*Aim of the task*
Using the listing below, output only the lines from the one that contains "Reproduce this diagram with TikZ." through the one that contains "text=white] (t5) at", inclusive, exactly as given and without images.

═══ Excerpted records ═══

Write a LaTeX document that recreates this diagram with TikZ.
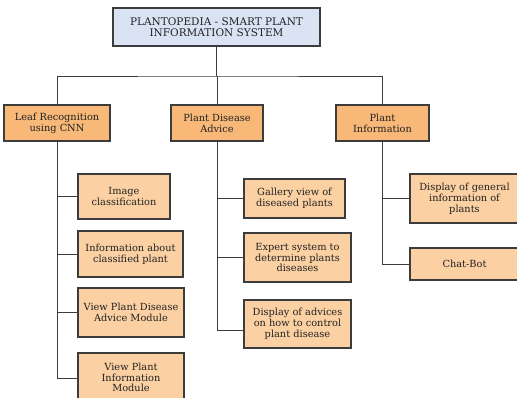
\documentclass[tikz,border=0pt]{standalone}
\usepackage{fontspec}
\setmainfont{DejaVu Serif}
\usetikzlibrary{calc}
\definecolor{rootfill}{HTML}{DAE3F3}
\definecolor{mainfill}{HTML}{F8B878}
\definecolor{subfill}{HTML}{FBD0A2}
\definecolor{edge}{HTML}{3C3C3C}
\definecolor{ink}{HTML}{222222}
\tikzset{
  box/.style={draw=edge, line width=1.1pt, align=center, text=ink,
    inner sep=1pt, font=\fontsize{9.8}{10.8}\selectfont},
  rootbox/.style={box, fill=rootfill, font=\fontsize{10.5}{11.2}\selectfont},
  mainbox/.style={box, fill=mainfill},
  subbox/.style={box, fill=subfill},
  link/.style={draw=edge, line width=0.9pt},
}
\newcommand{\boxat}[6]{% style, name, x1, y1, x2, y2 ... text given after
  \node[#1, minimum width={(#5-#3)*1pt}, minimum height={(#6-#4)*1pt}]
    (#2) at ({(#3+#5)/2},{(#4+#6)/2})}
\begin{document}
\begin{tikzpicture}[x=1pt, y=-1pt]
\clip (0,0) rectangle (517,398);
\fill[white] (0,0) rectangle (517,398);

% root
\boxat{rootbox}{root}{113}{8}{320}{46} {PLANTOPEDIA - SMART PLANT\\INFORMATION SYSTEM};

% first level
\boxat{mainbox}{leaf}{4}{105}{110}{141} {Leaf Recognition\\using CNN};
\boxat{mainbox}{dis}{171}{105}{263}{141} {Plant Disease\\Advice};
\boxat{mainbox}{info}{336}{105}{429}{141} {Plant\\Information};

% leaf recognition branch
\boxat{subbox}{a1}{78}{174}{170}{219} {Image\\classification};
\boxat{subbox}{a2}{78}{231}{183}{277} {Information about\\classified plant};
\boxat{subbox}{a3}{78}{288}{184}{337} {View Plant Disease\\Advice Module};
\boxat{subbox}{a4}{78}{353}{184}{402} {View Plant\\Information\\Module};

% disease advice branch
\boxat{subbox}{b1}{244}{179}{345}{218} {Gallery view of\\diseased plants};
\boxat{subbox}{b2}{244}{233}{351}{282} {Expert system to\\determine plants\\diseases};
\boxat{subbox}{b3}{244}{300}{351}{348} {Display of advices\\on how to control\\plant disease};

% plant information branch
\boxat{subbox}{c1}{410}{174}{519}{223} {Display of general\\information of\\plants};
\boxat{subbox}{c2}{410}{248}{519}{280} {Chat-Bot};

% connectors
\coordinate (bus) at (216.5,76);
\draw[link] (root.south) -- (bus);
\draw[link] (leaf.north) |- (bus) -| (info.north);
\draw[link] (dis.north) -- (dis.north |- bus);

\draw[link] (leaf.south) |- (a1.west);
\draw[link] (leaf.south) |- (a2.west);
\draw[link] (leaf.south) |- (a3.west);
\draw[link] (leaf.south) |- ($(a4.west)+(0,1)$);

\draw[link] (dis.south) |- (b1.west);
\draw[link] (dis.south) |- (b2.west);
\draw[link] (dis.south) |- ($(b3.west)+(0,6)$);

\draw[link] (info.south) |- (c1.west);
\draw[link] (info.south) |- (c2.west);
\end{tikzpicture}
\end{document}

═══
═══ Excerpted records ═══

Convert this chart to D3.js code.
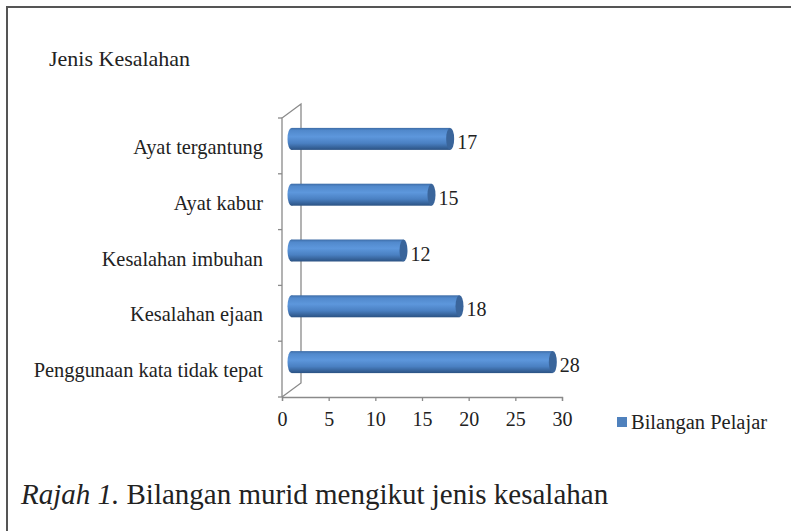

═══
═══ Excerpted records ═══

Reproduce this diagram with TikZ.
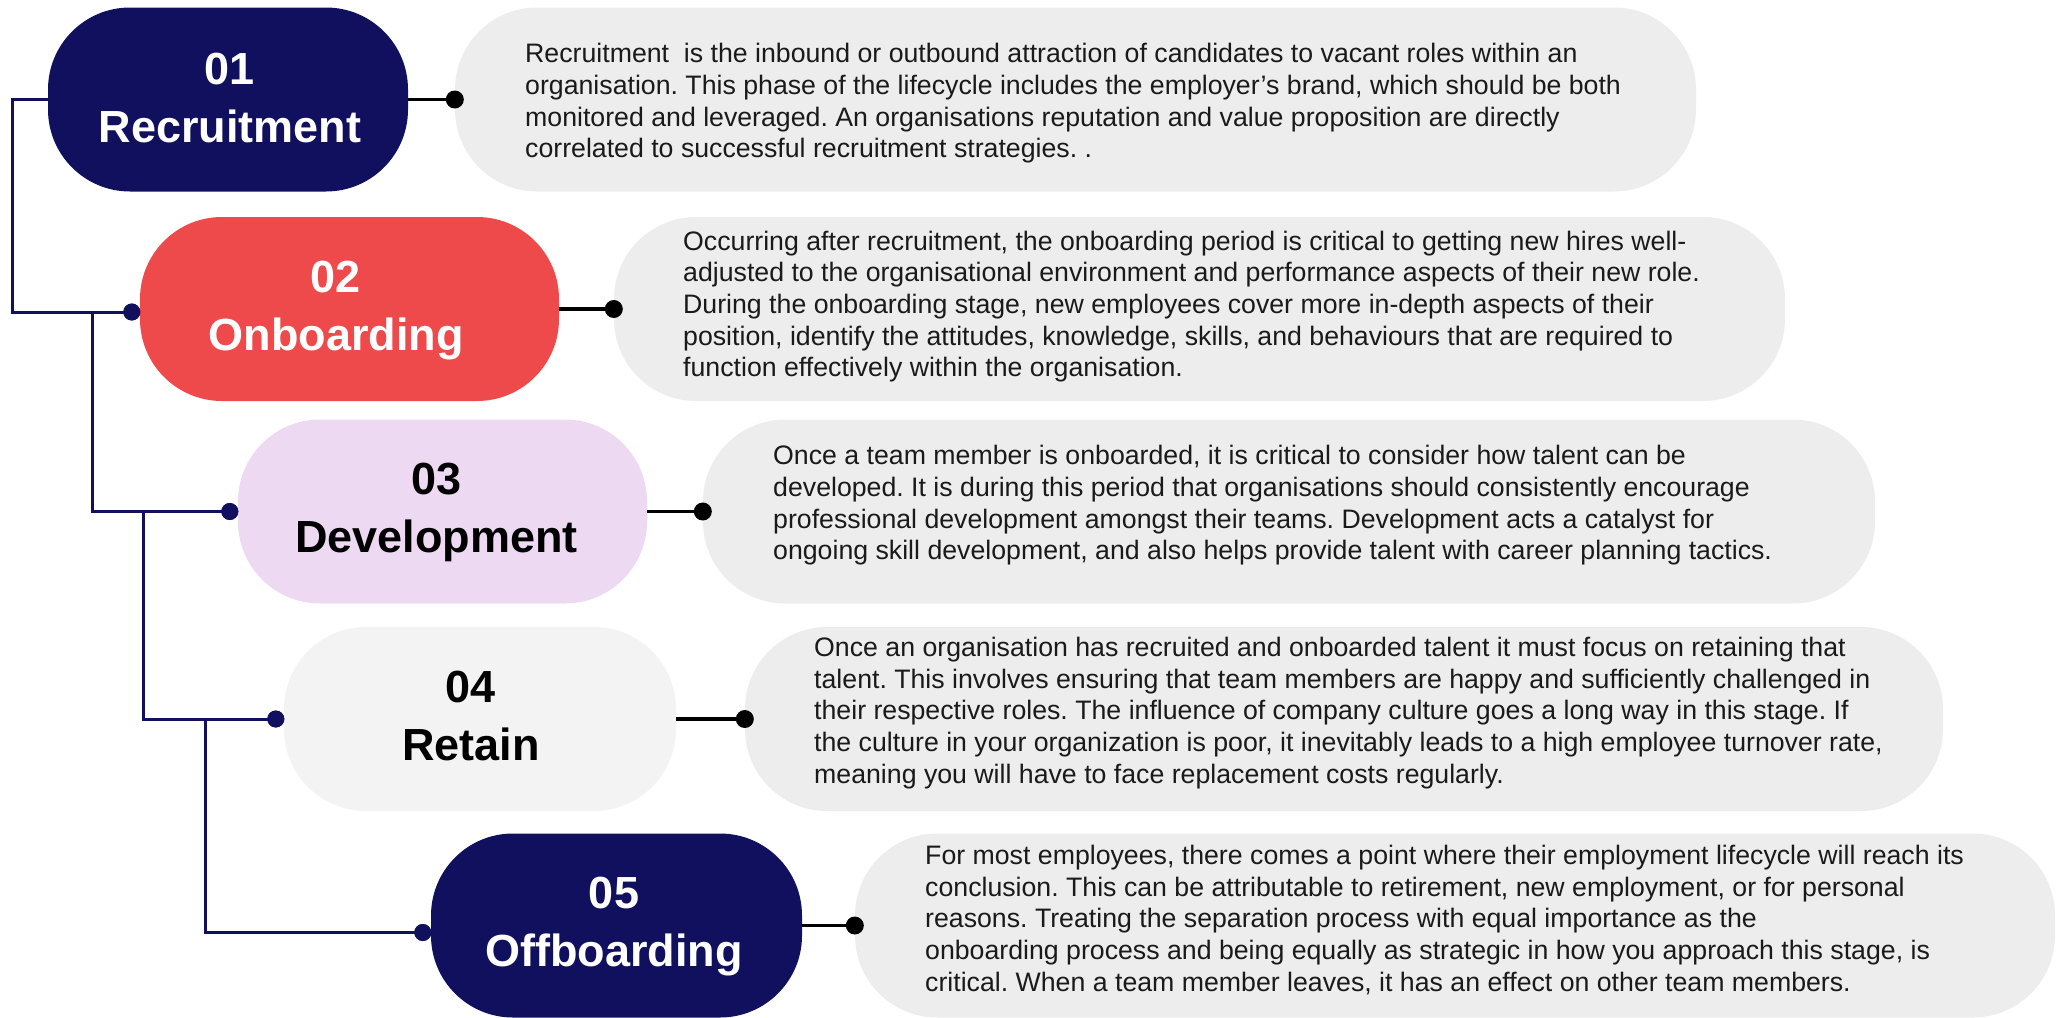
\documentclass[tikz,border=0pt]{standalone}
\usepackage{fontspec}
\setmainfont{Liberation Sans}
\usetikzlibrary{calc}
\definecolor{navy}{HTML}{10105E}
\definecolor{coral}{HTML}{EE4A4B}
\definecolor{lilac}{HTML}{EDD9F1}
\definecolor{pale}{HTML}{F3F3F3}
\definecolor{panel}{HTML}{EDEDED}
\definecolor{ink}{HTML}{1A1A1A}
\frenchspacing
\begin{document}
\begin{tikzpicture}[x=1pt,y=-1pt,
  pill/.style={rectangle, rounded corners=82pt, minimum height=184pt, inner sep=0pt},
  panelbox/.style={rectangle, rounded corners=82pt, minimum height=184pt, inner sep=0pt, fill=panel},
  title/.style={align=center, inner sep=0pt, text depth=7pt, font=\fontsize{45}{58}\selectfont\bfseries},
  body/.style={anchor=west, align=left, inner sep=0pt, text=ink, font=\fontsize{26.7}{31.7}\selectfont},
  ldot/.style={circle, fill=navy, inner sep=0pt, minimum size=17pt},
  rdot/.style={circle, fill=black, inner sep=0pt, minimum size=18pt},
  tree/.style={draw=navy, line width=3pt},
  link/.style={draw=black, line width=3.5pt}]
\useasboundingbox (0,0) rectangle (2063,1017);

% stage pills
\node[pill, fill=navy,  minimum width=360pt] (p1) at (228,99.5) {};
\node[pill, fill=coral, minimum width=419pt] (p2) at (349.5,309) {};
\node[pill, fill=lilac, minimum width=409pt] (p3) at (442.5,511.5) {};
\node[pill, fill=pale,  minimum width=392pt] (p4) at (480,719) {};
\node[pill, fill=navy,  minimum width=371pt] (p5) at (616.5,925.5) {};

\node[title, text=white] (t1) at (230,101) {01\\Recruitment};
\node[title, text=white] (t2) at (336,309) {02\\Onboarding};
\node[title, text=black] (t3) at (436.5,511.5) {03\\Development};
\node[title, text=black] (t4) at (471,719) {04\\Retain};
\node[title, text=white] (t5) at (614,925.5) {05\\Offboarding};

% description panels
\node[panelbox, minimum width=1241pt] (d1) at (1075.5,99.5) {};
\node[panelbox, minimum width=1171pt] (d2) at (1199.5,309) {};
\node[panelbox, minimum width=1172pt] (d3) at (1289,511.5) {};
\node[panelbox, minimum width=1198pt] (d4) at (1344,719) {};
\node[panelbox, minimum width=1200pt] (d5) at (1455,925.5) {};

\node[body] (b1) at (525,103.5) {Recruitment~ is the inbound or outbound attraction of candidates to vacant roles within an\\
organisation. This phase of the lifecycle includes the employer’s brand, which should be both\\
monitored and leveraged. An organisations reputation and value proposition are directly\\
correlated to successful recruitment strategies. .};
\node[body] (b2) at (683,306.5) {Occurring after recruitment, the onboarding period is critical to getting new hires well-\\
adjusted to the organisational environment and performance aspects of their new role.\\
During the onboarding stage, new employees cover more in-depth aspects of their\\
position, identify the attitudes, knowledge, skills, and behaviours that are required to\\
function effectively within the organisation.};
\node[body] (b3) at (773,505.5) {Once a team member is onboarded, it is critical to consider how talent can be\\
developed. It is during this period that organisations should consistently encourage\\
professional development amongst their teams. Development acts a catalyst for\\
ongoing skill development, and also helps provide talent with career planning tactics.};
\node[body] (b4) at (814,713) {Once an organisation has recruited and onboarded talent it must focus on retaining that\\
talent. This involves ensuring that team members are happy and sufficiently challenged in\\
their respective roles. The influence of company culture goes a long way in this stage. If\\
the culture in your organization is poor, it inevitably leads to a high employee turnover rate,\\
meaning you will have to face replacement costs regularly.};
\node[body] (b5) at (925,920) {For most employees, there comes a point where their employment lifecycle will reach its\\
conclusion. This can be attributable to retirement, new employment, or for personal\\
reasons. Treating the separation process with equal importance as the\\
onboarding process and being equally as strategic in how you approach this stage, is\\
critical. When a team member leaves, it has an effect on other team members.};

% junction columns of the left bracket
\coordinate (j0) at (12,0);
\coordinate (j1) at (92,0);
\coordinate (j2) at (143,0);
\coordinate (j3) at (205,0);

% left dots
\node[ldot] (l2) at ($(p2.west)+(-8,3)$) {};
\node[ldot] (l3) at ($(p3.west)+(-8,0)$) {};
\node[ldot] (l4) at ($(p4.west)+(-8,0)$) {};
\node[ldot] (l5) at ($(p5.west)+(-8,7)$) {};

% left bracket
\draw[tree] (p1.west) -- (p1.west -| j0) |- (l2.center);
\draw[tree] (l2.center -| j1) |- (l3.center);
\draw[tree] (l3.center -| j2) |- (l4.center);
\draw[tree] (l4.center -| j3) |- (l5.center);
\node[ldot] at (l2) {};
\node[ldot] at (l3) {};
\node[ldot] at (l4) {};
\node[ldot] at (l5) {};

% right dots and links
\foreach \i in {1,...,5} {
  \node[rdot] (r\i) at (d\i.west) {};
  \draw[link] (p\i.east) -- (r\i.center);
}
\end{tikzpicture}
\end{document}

═══

*Answer*
Reproduce this diagram with TikZ.
\documentclass[tikz,border=0pt]{standalone}
\usepackage{fontspec}
\setmainfont{Liberation Sans}
\usetikzlibrary{calc}
\definecolor{navy}{HTML}{10105E}
\definecolor{coral}{HTML}{EE4A4B}
\definecolor{lilac}{HTML}{EDD9F1}
\definecolor{pale}{HTML}{F3F3F3}
\definecolor{panel}{HTML}{EDEDED}
\definecolor{ink}{HTML}{1A1A1A}
\frenchspacing
\begin{document}
\begin{tikzpicture}[x=1pt,y=-1pt,
  pill/.style={rectangle, rounded corners=82pt, minimum height=184pt, inner sep=0pt},
  panelbox/.style={rectangle, rounded corners=82pt, minimum height=184pt, inner sep=0pt, fill=panel},
  title/.style={align=center, inner sep=0pt, text depth=7pt, font=\fontsize{45}{58}\selectfont\bfseries},
  body/.style={anchor=west, align=left, inner sep=0pt, text=ink, font=\fontsize{26.7}{31.7}\selectfont},
  ldot/.style={circle, fill=navy, inner sep=0pt, minimum size=17pt},
  rdot/.style={circle, fill=black, inner sep=0pt, minimum size=18pt},
  tree/.style={draw=navy, line width=3pt},
  link/.style={draw=black, line width=3.5pt}]
\useasboundingbox (0,0) rectangle (2063,1017);

% stage pills
\node[pill, fill=navy,  minimum width=360pt] (p1) at (228,99.5) {};
\node[pill, fill=coral, minimum width=419pt] (p2) at (349.5,309) {};
\node[pill, fill=lilac, minimum width=409pt] (p3) at (442.5,511.5) {};
\node[pill, fill=pale,  minimum width=392pt] (p4) at (480,719) {};
\node[pill, fill=navy,  minimum width=371pt] (p5) at (616.5,925.5) {};

\node[title, text=white] (t1) at (230,101) {01\\Recruitment};
\node[title, text=white] (t2) at (336,309) {02\\Onboarding};
\node[title, text=black] (t3) at (436.5,511.5) {03\\Development};
\node[title, text=black] (t4) at (471,719) {04\\Retain};
\node[title, text=white] (t5) at (614,925.5) {05\\Offboarding};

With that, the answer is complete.